Pictures must not be retyped. Return exactly the lines from the one with "Generate a component" through the one with "as Record<string, string>;", both included, and no others.
- - - - -
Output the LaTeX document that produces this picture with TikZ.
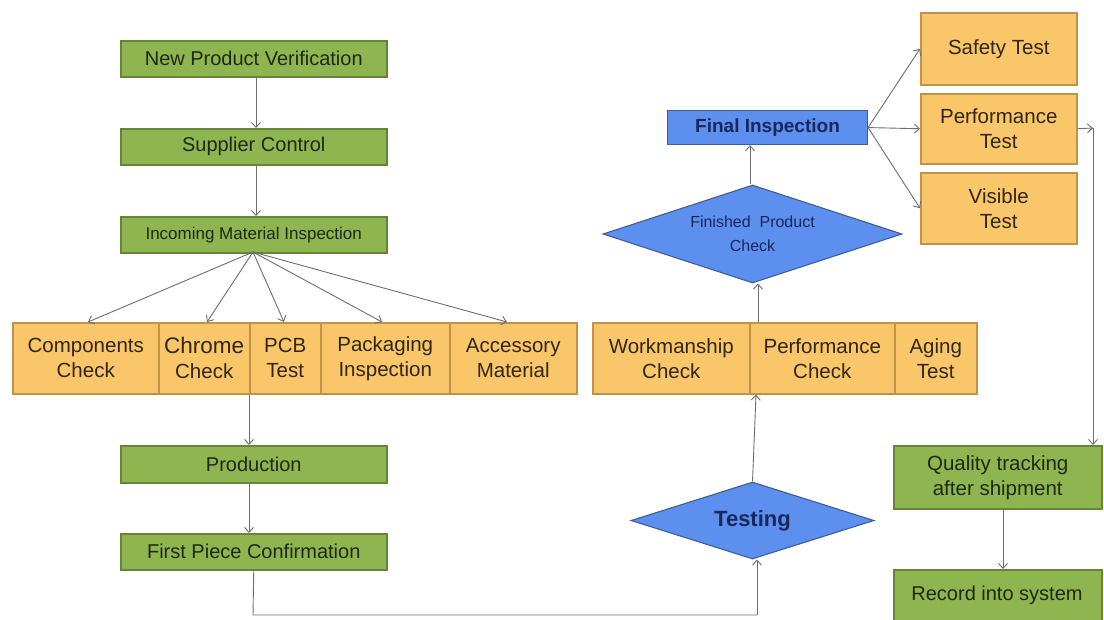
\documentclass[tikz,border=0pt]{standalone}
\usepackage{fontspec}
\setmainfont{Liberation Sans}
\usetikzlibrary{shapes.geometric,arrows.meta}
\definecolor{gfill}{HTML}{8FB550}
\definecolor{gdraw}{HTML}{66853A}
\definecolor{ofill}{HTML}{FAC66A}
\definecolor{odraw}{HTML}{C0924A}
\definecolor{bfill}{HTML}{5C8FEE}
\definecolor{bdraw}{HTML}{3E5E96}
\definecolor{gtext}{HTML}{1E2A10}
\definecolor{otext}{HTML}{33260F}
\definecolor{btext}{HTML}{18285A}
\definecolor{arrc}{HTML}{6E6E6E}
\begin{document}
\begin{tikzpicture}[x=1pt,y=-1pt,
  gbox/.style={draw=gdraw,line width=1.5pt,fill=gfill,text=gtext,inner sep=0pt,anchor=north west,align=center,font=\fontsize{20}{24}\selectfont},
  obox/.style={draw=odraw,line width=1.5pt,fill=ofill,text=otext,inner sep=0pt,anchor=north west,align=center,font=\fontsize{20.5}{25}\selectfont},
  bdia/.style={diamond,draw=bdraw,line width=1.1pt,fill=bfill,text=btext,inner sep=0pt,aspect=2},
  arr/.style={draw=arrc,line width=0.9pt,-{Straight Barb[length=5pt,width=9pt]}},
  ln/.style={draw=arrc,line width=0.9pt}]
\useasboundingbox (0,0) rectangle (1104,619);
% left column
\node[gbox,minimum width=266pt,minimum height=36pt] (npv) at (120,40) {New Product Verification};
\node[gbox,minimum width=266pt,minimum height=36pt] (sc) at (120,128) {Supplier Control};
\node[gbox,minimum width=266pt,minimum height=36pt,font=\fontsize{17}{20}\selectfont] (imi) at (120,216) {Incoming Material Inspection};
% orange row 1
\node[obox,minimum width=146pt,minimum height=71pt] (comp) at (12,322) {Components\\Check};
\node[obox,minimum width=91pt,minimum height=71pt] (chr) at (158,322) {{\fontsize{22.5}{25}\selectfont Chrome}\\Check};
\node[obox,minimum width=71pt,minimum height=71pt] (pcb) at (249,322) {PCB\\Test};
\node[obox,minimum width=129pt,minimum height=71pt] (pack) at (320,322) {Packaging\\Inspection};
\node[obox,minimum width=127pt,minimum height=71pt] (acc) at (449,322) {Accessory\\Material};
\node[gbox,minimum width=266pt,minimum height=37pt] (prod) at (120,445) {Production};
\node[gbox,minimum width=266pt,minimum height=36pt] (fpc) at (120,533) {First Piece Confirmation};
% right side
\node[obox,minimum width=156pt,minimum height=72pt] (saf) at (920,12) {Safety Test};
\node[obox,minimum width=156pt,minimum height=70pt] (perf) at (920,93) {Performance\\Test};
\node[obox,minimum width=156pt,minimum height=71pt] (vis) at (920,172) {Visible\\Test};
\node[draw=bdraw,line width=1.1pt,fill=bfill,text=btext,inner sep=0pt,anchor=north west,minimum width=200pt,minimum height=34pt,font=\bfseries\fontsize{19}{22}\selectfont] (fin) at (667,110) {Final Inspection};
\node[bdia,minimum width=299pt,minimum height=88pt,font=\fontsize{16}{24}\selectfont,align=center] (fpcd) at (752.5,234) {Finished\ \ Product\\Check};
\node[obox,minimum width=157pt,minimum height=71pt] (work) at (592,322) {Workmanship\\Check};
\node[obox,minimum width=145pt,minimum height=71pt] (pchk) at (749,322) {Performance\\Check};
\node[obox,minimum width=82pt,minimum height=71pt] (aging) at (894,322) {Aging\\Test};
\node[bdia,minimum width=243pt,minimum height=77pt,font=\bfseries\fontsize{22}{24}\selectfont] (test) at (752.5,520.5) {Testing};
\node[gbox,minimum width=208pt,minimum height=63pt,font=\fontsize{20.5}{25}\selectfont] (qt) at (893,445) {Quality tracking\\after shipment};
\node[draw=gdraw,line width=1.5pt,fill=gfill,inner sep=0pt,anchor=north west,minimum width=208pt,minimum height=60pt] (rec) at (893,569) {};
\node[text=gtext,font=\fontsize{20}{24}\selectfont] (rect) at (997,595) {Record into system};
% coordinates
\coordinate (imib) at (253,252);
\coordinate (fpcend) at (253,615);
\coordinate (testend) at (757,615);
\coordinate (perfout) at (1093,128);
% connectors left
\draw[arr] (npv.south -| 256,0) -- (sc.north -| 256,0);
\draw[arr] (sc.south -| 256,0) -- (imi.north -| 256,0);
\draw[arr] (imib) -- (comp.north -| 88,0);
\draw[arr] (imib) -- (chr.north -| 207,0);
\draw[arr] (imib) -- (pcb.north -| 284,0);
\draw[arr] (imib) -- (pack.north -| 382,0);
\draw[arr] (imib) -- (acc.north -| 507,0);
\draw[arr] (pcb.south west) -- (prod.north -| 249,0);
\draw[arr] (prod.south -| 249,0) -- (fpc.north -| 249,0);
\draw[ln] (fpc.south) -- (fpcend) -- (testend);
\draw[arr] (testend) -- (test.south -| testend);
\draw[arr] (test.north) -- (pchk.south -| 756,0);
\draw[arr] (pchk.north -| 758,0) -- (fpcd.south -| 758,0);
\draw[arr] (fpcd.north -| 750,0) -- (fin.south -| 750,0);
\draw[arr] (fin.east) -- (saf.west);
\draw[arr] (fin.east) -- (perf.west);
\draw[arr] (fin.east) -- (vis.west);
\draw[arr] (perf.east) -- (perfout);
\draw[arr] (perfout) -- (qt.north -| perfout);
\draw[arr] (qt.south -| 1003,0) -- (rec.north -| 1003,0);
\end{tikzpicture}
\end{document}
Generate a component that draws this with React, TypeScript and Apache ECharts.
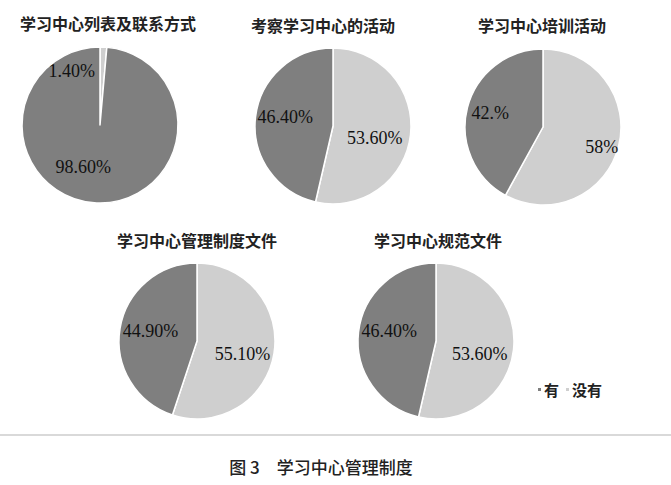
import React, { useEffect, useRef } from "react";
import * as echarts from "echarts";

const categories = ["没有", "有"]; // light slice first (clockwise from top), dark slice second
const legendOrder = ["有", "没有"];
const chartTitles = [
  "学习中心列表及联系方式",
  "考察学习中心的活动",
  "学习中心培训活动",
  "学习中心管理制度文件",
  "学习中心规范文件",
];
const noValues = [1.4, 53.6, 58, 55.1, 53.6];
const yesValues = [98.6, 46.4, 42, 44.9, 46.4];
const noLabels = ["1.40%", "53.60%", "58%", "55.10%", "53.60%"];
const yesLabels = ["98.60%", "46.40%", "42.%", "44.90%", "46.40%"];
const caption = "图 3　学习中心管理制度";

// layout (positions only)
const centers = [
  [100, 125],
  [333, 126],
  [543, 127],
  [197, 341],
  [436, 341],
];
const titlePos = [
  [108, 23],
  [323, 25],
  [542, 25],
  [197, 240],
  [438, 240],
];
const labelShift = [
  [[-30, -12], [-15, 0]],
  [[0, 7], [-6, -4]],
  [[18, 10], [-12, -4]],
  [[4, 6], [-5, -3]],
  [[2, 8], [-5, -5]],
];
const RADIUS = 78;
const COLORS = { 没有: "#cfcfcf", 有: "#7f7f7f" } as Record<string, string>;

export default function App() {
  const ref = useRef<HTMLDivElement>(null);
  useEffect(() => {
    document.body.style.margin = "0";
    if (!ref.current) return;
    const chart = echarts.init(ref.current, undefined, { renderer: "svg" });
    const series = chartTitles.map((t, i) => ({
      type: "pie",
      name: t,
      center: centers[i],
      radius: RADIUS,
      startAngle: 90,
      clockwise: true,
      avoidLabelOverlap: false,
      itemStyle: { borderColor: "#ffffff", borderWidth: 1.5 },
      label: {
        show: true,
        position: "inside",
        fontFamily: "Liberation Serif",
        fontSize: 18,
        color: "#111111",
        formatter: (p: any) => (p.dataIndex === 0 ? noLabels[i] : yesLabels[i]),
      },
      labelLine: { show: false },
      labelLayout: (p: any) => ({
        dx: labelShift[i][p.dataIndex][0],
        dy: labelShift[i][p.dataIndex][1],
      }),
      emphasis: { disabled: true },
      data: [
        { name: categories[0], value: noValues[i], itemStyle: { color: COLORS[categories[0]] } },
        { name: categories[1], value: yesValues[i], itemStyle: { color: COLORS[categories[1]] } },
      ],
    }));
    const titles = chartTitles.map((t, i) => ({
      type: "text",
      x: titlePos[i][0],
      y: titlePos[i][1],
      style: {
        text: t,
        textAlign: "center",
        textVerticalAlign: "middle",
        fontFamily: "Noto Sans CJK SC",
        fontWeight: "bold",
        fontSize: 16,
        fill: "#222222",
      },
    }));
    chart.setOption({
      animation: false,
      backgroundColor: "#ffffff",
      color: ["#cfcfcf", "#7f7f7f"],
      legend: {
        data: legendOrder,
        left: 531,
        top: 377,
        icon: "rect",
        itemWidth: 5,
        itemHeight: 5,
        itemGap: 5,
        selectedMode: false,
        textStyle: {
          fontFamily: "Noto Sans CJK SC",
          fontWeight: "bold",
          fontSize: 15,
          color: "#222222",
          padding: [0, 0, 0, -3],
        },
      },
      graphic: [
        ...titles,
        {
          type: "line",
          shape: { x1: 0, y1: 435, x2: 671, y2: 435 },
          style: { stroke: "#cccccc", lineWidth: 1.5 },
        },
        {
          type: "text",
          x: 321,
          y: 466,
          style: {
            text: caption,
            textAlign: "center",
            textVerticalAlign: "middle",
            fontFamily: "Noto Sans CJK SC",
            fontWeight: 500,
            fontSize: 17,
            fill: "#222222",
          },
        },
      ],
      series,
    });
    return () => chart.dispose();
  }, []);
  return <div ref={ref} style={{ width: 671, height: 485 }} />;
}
- - - - -
Response
Generate a component that draws this with React, TypeScript and Apache ECharts.
import React, { useEffect, useRef } from "react";
import * as echarts from "echarts";

const categories = ["没有", "有"]; // light slice first (clockwise from top), dark slice second
const legendOrder = ["有", "没有"];
const chartTitles = [
  "学习中心列表及联系方式",
  "考察学习中心的活动",
  "学习中心培训活动",
  "学习中心管理制度文件",
  "学习中心规范文件",
];
const noValues = [1.4, 53.6, 58, 55.1, 53.6];
const yesValues = [98.6, 46.4, 42, 44.9, 46.4];
const noLabels = ["1.40%", "53.60%", "58%", "55.10%", "53.60%"];
const yesLabels = ["98.60%", "46.40%", "42.%", "44.90%", "46.40%"];
const caption = "图 3　学习中心管理制度";

// layout (positions only)
const centers = [
  [100, 125],
  [333, 126],
  [543, 127],
  [197, 341],
  [436, 341],
];
const titlePos = [
  [108, 23],
  [323, 25],
  [542, 25],
  [197, 240],
  [438, 240],
];
const labelShift = [
  [[-30, -12], [-15, 0]],
  [[0, 7], [-6, -4]],
  [[18, 10], [-12, -4]],
  [[4, 6], [-5, -3]],
  [[2, 8], [-5, -5]],
];
const RADIUS = 78;
const COLORS = { 没有: "#cfcfcf", 有: "#7f7f7f" } as Record<string, string>;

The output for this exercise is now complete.